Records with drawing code
------------------------------------
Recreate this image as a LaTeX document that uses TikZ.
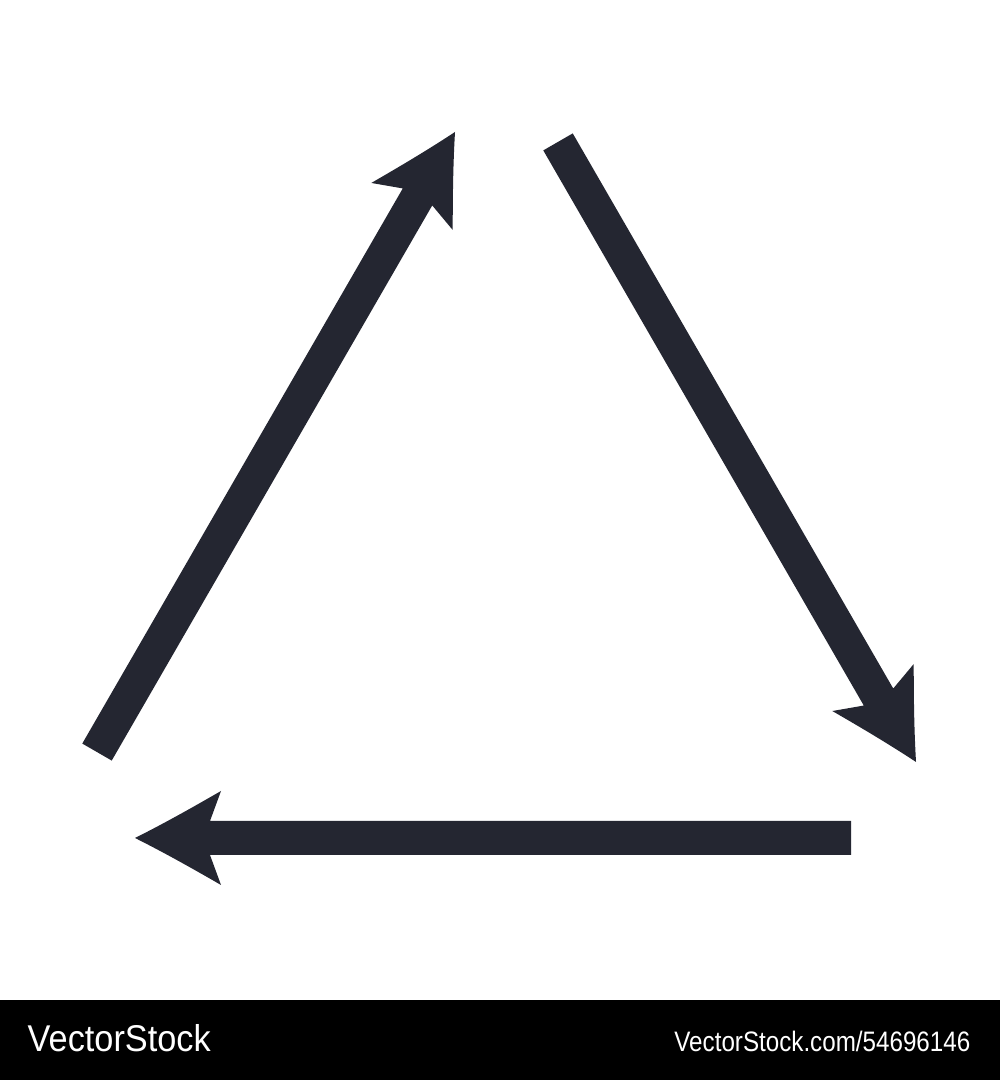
\documentclass[tikz,border=0pt]{standalone}
\usepackage{fontspec}
\setmainfont{Liberation Sans}
\definecolor{ink}{RGB}{36,38,49}
\tikzset{
  bigarrow/.pic={
    \fill[ink] (0,0) .. controls (-30,15) and (-60,32) .. (-86,47)
      -- (-75,17) -- (-716,17) -- (-716,-17) -- (-75,-17) -- (-86,-47)
      .. controls (-60,-32) and (-30,-15) .. (0,0) -- cycle;
  },
  bartext/.style={text=white, inner sep=0pt}
}
\begin{document}
\begin{tikzpicture}[x=0.01cm, y=0.01cm]
\useasboundingbox (0,0) rectangle (1000,1080);
\fill[white] (0,0) rectangle (1000,1080);
% arrows of the triangle
\pic[rotate=60] (up) at (455,948) {bigarrow};
\pic[rotate=-60] (down) at (916,318) {bigarrow};
\pic[rotate=180] (back) at (135,242) {bigarrow};
% bottom bar
\fill[black] (0,0) rectangle (1000,80);
\node[bartext, anchor=base west] (brand) at (27,28) {\scalebox{0.92}[1]{\fontsize{10.6}{12}\selectfont VectorStock}};
\node[bartext, anchor=base east] (ref) at (971,28) {\scalebox{0.86}[1]{\fontsize{8}{9}\selectfont VectorStock.com/54696146}};
\end{tikzpicture}
\end{document}
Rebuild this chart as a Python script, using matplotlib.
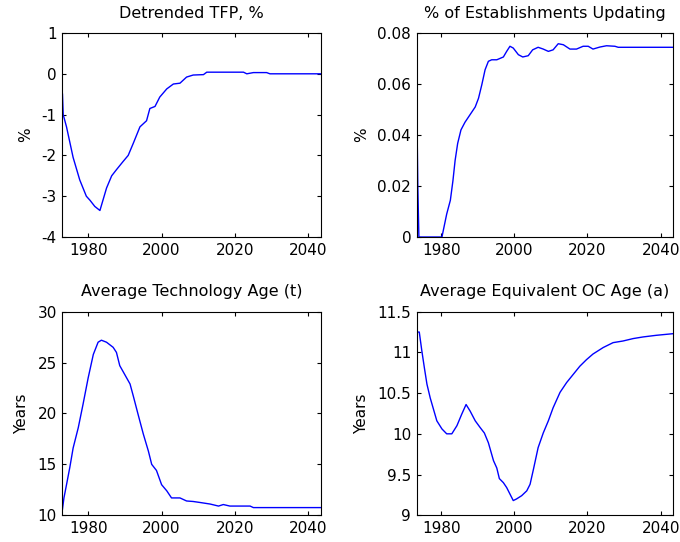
import numpy as np
import matplotlib
matplotlib.use("Agg")
import matplotlib.pyplot as plt

plt.rcParams['font.family'] = ['DejaVu Sans']
plt.rcParams['axes.unicode_minus'] = False

# Detrended TFP, %
tfp_year = [1973.0, 1973.2, 1974.1, 1975.9, 1977.7, 1979.5, 1980.5, 1981.8, 1983.2,
            1985.0, 1986.4, 1987.7, 1989.5, 1990.9, 1992.3, 1994.1, 1995.9, 1996.8,
            1998.2, 1999.5, 2001.4, 2003.2, 2005.0, 2006.8, 2008.6, 2011.4, 2012.3,
            2022.3, 2023.2, 2025.0, 2028.6, 2029.5, 2043.4]
tfp_val = [-0.5, -1.0, -1.3, -2.05, -2.6, -3.0, -3.1, -3.25, -3.35,
           -2.8, -2.5, -2.35, -2.15, -2.0, -1.7, -1.3, -1.15, -0.85,
           -0.8, -0.57, -0.37, -0.25, -0.23, -0.08, -0.03, -0.02, 0.04,
           0.04, 0.0, 0.03, 0.03, 0.0, 0.0]

# % of establishments updating
upd_year = [1973.2, 1973.3, 1973.6, 1973.9, 1980.2, 1981.5, 1982.5, 1983.2, 1983.8,
            1984.5, 1985.4, 1986.5, 1987.9, 1989.3, 1990.2, 1991.1, 1992.0, 1992.9,
            1993.8, 1995.2, 1997.0, 1997.9, 1998.8, 1999.7, 2001.1, 2002.3, 2003.8,
            2005.0, 2006.5, 2007.9, 2009.3, 2010.6, 2012.0, 2013.4, 2015.2, 2017.0,
            2018.8, 2020.2, 2021.5, 2023.4, 2025.2, 2027.5, 2028.4, 2043.4]
upd_val = [0.075, 0.055, 0.02, 0.0, 0.0, 0.009, 0.0144, 0.022, 0.030,
           0.0367, 0.042, 0.045, 0.048, 0.051, 0.0544, 0.0597, 0.0656, 0.0689,
           0.0695, 0.0695, 0.0706, 0.0728, 0.0748, 0.0741, 0.0715, 0.0706, 0.0711,
           0.0734, 0.0744, 0.0737, 0.0728, 0.0734, 0.0758, 0.0754, 0.0737, 0.0737,
           0.0748, 0.0748, 0.0737, 0.0745, 0.075, 0.0748, 0.0744, 0.0744]

# Average technology age (t)
tech_year = [1973.0, 1973.4, 1974.1, 1975.0, 1975.9, 1977.3, 1978.6, 1980.0, 1981.4,
             1982.7, 1983.6, 1985.0, 1986.8, 1987.7, 1988.6, 1990.0, 1991.4, 1992.3,
             1993.6, 1995.0, 1996.4, 1997.3, 1998.6, 2000.0, 2001.4, 2002.7, 2005.0,
             2006.8, 2008.6, 2010.5, 2013.2, 2015.5, 2016.8, 2018.6, 2024.1, 2025.0,
             2043.4]
tech_val = [10.6, 11.7, 13.0, 14.7, 16.6, 18.6, 20.9, 23.5, 25.8,
            27.0, 27.2, 27.0, 26.5, 26.0, 24.7, 23.8, 22.9, 21.7,
            19.9, 18.0, 16.3, 15.0, 14.4, 13.0, 12.4, 11.7, 11.7,
            11.4, 11.35, 11.25, 11.1, 10.9, 11.05, 10.9, 10.9, 10.75,
            10.75]

# Average equivalent OC age (a)
oc_year = [1973.2, 1974.0, 1974.7, 1975.4, 1976.1, 1977.0, 1977.9, 1978.8, 1980.2,
           1981.5, 1982.9, 1984.3, 1985.6, 1986.8, 1987.9, 1989.3, 1990.6, 1991.8,
           1992.9, 1994.3, 1995.2, 1995.9, 1997.0, 1997.9, 1998.8, 1999.7, 2000.6,
           2002.0, 2003.4, 2004.3, 2005.2, 2006.5, 2007.9, 2009.3, 2010.6, 2012.5,
           2014.3, 2016.1, 2017.9, 2019.7, 2021.5, 2024.3, 2027.0, 2029.7, 2032.5,
           2035.2, 2038.8, 2043.4]
oc_val = [11.25, 11.25, 11.02, 10.81, 10.61, 10.44, 10.3, 10.16, 10.06,
          10.0, 10.0, 10.1, 10.24, 10.36, 10.28, 10.16, 10.08, 10.01,
          9.89, 9.67, 9.58, 9.45, 9.4, 9.34, 9.26, 9.18, 9.2,
          9.24, 9.3, 9.38, 9.56, 9.83, 10.01, 10.16, 10.32, 10.51,
          10.63, 10.73, 10.83, 10.91, 10.98, 11.06, 11.12, 11.14, 11.17,
          11.19, 11.21, 11.23]

fig = plt.figure(figsize=(6.8, 5.42), dpi=100)

panels = [
    ([0.0916, 0.5627, 0.3804, 0.3764], tfp_year, tfp_val, "Detrended TFP, %", "%",
     (-4, 1), [-4, -3, -2, -1, 0, 1], (1972.95, 2043.4), None),
    ([0.6128, 0.5627, 0.3770, 0.3764], upd_year, upd_val, "% of Establishments Updating", "%",
     (0, 0.08), [0, 0.02, 0.04, 0.06, 0.08], (1973.3, 2043.4), ["0", "0.02", "0.04", "0.06", "0.08"]),
    ([0.0916, 0.0494, 0.3804, 0.3755], tech_year, tech_val, "Average Technology Age (t)", "Years",
     (10, 30), [10, 15, 20, 25, 30], (1972.95, 2043.4), None),
    ([0.6128, 0.0494, 0.3770, 0.3755], oc_year, oc_val, "Average Equivalent OC Age (a)", "Years",
     (9, 11.5), [9, 9.5, 10, 10.5, 11, 11.5], (1973.3, 2043.4), ["9", "9.5", "10", "10.5", "11", "11.5"]),
]

for rect, xs, ys, title, ylab, ylim, yticks, xlim, ylabels in panels:
    ax = fig.add_axes(rect)
    ax.plot(xs, ys, color='#0000ff', lw=1.0)
    ax.set_xlim(*xlim)
    ax.set_ylim(*ylim)
    ax.set_xticks([1980, 2000, 2020, 2040])
    ax.set_yticks(yticks)
    if ylabels is not None:
        ax.set_yticklabels(ylabels)
    ax.tick_params(direction='in', length=3, width=0.8, top=True, right=True,
                   labelsize=11, pad=4)
    for s in ax.spines.values():
        s.set_linewidth(0.8)
    ax.set_title(title, fontsize=11.5, pad=11)
    ax.set_ylabel(ylab, fontsize=11, labelpad=6)

fig.savefig("out.png", dpi=100)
------------------------------------
Repeat the records above exactly, omitting every picture.

§ **THE RESULT**:
Recreate this image as a LaTeX document that uses TikZ.
\documentclass[tikz,border=0pt]{standalone}
\usepackage{fontspec}
\setmainfont{Liberation Sans}
\definecolor{ink}{RGB}{36,38,49}
\tikzset{
  bigarrow/.pic={
    \fill[ink] (0,0) .. controls (-30,15) and (-60,32) .. (-86,47)
      -- (-75,17) -- (-716,17) -- (-716,-17) -- (-75,-17) -- (-86,-47)
      .. controls (-60,-32) and (-30,-15) .. (0,0) -- cycle;
  },
  bartext/.style={text=white, inner sep=0pt}
}
\begin{document}
\begin{tikzpicture}[x=0.01cm, y=0.01cm]
\useasboundingbox (0,0) rectangle (1000,1080);
\fill[white] (0,0) rectangle (1000,1080);
% arrows of the triangle
\pic[rotate=60] (up) at (455,948) {bigarrow};
\pic[rotate=-60] (down) at (916,318) {bigarrow};
\pic[rotate=180] (back) at (135,242) {bigarrow};
% bottom bar
\fill[black] (0,0) rectangle (1000,80);
\node[bartext, anchor=base west] (brand) at (27,28) {\scalebox{0.92}[1]{\fontsize{10.6}{12}\selectfont VectorStock}};
\node[bartext, anchor=base east] (ref) at (971,28) {\scalebox{0.86}[1]{\fontsize{8}{9}\selectfont VectorStock.com/54696146}};
\end{tikzpicture}
\end{document}
Rebuild this chart as a Python script, using matplotlib.
import numpy as np
import matplotlib
matplotlib.use("Agg")
import matplotlib.pyplot as plt

plt.rcParams['font.family'] = ['DejaVu Sans']
plt.rcParams['axes.unicode_minus'] = False

# Detrended TFP, %
tfp_year = [1973.0, 1973.2, 1974.1, 1975.9, 1977.7, 1979.5, 1980.5, 1981.8, 1983.2,
            1985.0, 1986.4, 1987.7, 1989.5, 1990.9, 1992.3, 1994.1, 1995.9, 1996.8,
            1998.2, 1999.5, 2001.4, 2003.2, 2005.0, 2006.8, 2008.6, 2011.4, 2012.3,
            2022.3, 2023.2, 2025.0, 2028.6, 2029.5, 2043.4]
tfp_val = [-0.5, -1.0, -1.3, -2.05, -2.6, -3.0, -3.1, -3.25, -3.35,
           -2.8, -2.5, -2.35, -2.15, -2.0, -1.7, -1.3, -1.15, -0.85,
           -0.8, -0.57, -0.37, -0.25, -0.23, -0.08, -0.03, -0.02, 0.04,
           0.04, 0.0, 0.03, 0.03, 0.0, 0.0]

# % of establishments updating
upd_year = [1973.2, 1973.3, 1973.6, 1973.9, 1980.2, 1981.5, 1982.5, 1983.2, 1983.8,
            1984.5, 1985.4, 1986.5, 1987.9, 1989.3, 1990.2, 1991.1, 1992.0, 1992.9,
            1993.8, 1995.2, 1997.0, 1997.9, 1998.8, 1999.7, 2001.1, 2002.3, 2003.8,
            2005.0, 2006.5, 2007.9, 2009.3, 2010.6, 2012.0, 2013.4, 2015.2, 2017.0,
            2018.8, 2020.2, 2021.5, 2023.4, 2025.2, 2027.5, 2028.4, 2043.4]
upd_val = [0.075, 0.055, 0.02, 0.0, 0.0, 0.009, 0.0144, 0.022, 0.030,
           0.0367, 0.042, 0.045, 0.048, 0.051, 0.0544, 0.0597, 0.0656, 0.0689,
           0.0695, 0.0695, 0.0706, 0.0728, 0.0748, 0.0741, 0.0715, 0.0706, 0.0711,
           0.0734, 0.0744, 0.0737, 0.0728, 0.0734, 0.0758, 0.0754, 0.0737, 0.0737,
           0.0748, 0.0748, 0.0737, 0.0745, 0.075, 0.0748, 0.0744, 0.0744]

# Average technology age (t)
tech_year = [1973.0, 1973.4, 1974.1, 1975.0, 1975.9, 1977.3, 1978.6, 1980.0, 1981.4,
             1982.7, 1983.6, 1985.0, 1986.8, 1987.7, 1988.6, 1990.0, 1991.4, 1992.3,
             1993.6, 1995.0, 1996.4, 1997.3, 1998.6, 2000.0, 2001.4, 2002.7, 2005.0,
             2006.8, 2008.6, 2010.5, 2013.2, 2015.5, 2016.8, 2018.6, 2024.1, 2025.0,
             2043.4]
tech_val = [10.6, 11.7, 13.0, 14.7, 16.6, 18.6, 20.9, 23.5, 25.8,
            27.0, 27.2, 27.0, 26.5, 26.0, 24.7, 23.8, 22.9, 21.7,
            19.9, 18.0, 16.3, 15.0, 14.4, 13.0, 12.4, 11.7, 11.7,
            11.4, 11.35, 11.25, 11.1, 10.9, 11.05, 10.9, 10.9, 10.75,
            10.75]

# Average equivalent OC age (a)
oc_year = [1973.2, 1974.0, 1974.7, 1975.4, 1976.1, 1977.0, 1977.9, 1978.8, 1980.2,
           1981.5, 1982.9, 1984.3, 1985.6, 1986.8, 1987.9, 1989.3, 1990.6, 1991.8,
           1992.9, 1994.3, 1995.2, 1995.9, 1997.0, 1997.9, 1998.8, 1999.7, 2000.6,
           2002.0, 2003.4, 2004.3, 2005.2, 2006.5, 2007.9, 2009.3, 2010.6, 2012.5,
           2014.3, 2016.1, 2017.9, 2019.7, 2021.5, 2024.3, 2027.0, 2029.7, 2032.5,
           2035.2, 2038.8, 2043.4]
oc_val = [11.25, 11.25, 11.02, 10.81, 10.61, 10.44, 10.3, 10.16, 10.06,
          10.0, 10.0, 10.1, 10.24, 10.36, 10.28, 10.16, 10.08, 10.01,
          9.89, 9.67, 9.58, 9.45, 9.4, 9.34, 9.26, 9.18, 9.2,
          9.24, 9.3, 9.38, 9.56, 9.83, 10.01, 10.16, 10.32, 10.51,
          10.63, 10.73, 10.83, 10.91, 10.98, 11.06, 11.12, 11.14, 11.17,
          11.19, 11.21, 11.23]

fig = plt.figure(figsize=(6.8, 5.42), dpi=100)

panels = [
    ([0.0916, 0.5627, 0.3804, 0.3764], tfp_year, tfp_val, "Detrended TFP, %", "%",
     (-4, 1), [-4, -3, -2, -1, 0, 1], (1972.95, 2043.4), None),
    ([0.6128, 0.5627, 0.3770, 0.3764], upd_year, upd_val, "% of Establishments Updating", "%",
     (0, 0.08), [0, 0.02, 0.04, 0.06, 0.08], (1973.3, 2043.4), ["0", "0.02", "0.04", "0.06", "0.08"]),
    ([0.0916, 0.0494, 0.3804, 0.3755], tech_year, tech_val, "Average Technology Age (t)", "Years",
     (10, 30), [10, 15, 20, 25, 30], (1972.95, 2043.4), None),
    ([0.6128, 0.0494, 0.3770, 0.3755], oc_year, oc_val, "Average Equivalent OC Age (a)", "Years",
     (9, 11.5), [9, 9.5, 10, 10.5, 11, 11.5], (1973.3, 2043.4), ["9", "9.5", "10", "10.5", "11", "11.5"]),
]

for rect, xs, ys, title, ylab, ylim, yticks, xlim, ylabels in panels:
    ax = fig.add_axes(rect)
    ax.plot(xs, ys, color='#0000ff', lw=1.0)
    ax.set_xlim(*xlim)
    ax.set_ylim(*ylim)
    ax.set_xticks([1980, 2000, 2020, 2040])
    ax.set_yticks(yticks)
    if ylabels is not None:
        ax.set_yticklabels(ylabels)
    ax.tick_params(direction='in', length=3, width=0.8, top=True, right=True,
                   labelsize=11, pad=4)
    for s in ax.spines.values():
        s.set_linewidth(0.8)
    ax.set_title(title, fontsize=11.5, pad=11)
    ax.set_ylabel(ylab, fontsize=11, labelpad=6)

fig.savefig("out.png", dpi=100)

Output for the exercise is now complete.